Pore wall rugosity: The role of extended wetting contact line length during spontaneous liquid imbibition in porous media

Abstract

Considering the separable phenomena of imbibition in complex fine porous media as a function of timescale, it is noted that there are two discrete imbibition rate regimes when expressed as a function of the square root of time using the traditional Lucas–Washburn equation. Commonly, to account for this deviation from uniform absorption into a single equivalent hydraulic capillary, many experimentalists propose an effective contact angle change. Such an assumption, however, challenges the consistency of constant surface energy and is difficult to justify physically.

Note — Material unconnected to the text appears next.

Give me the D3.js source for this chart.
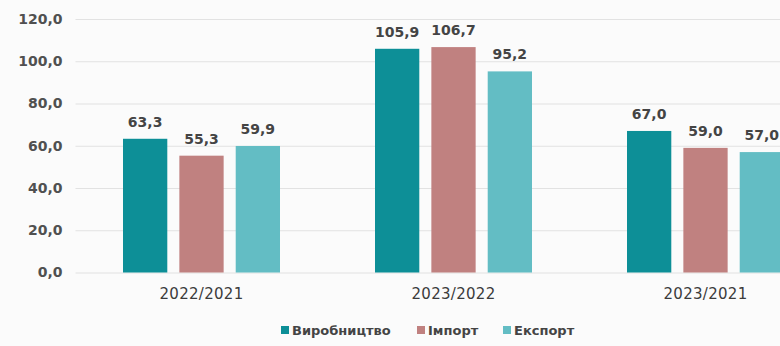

In this work, we consider rather the general term of the Wilhelmy wetting force in respect to the Washburn wetting line length, and apply a proposed increase in the liquid–solid contact line length provided by the introduction of surface meso and nanoscale rugosity in respect to the pore wall roughness. The experimental characteristic wetting line length is here defined via a relation between capillary condensation area, as measured independently using nitrogen gas (BET surface area determination plus BJH hysteresis analysis), and an equivalent capillary length containing the known saturation absorbed liquid volume. This model, constructed by applying the extended wetting contact line length to the equivalent hydraulic capillary observed at the longer timescale II imbibition, is applied for the initial timescale I imbibition rate whilst keeping the imbibition volume of the equivalent capillary tube constant. The longer timescale II imbibition is then subsequently defined traditionally by the smooth-walled equivalent hydrodynamic capillary, in which the surface rugosity is prefilled via a precursor liquid film supported further by liquid vapour condensation within the pore wall surface meso/nano-roughness. This two-stage model is compared with experimental liquid absorption data from a ground calcium carbonate porous compact and shown to provide good agreement. Using this concept, it is possible to unite the process of imbibition in complex porous media with a single equivalent hydraulic radius and an experimentally justified extended wetting line length to predict the imbibition rate of porous media on both the initial and longer timescales in cases where the imbibed liquid mass is low and the nano and microcapillary pressure of fine pore media far exceeds the effect of gravity.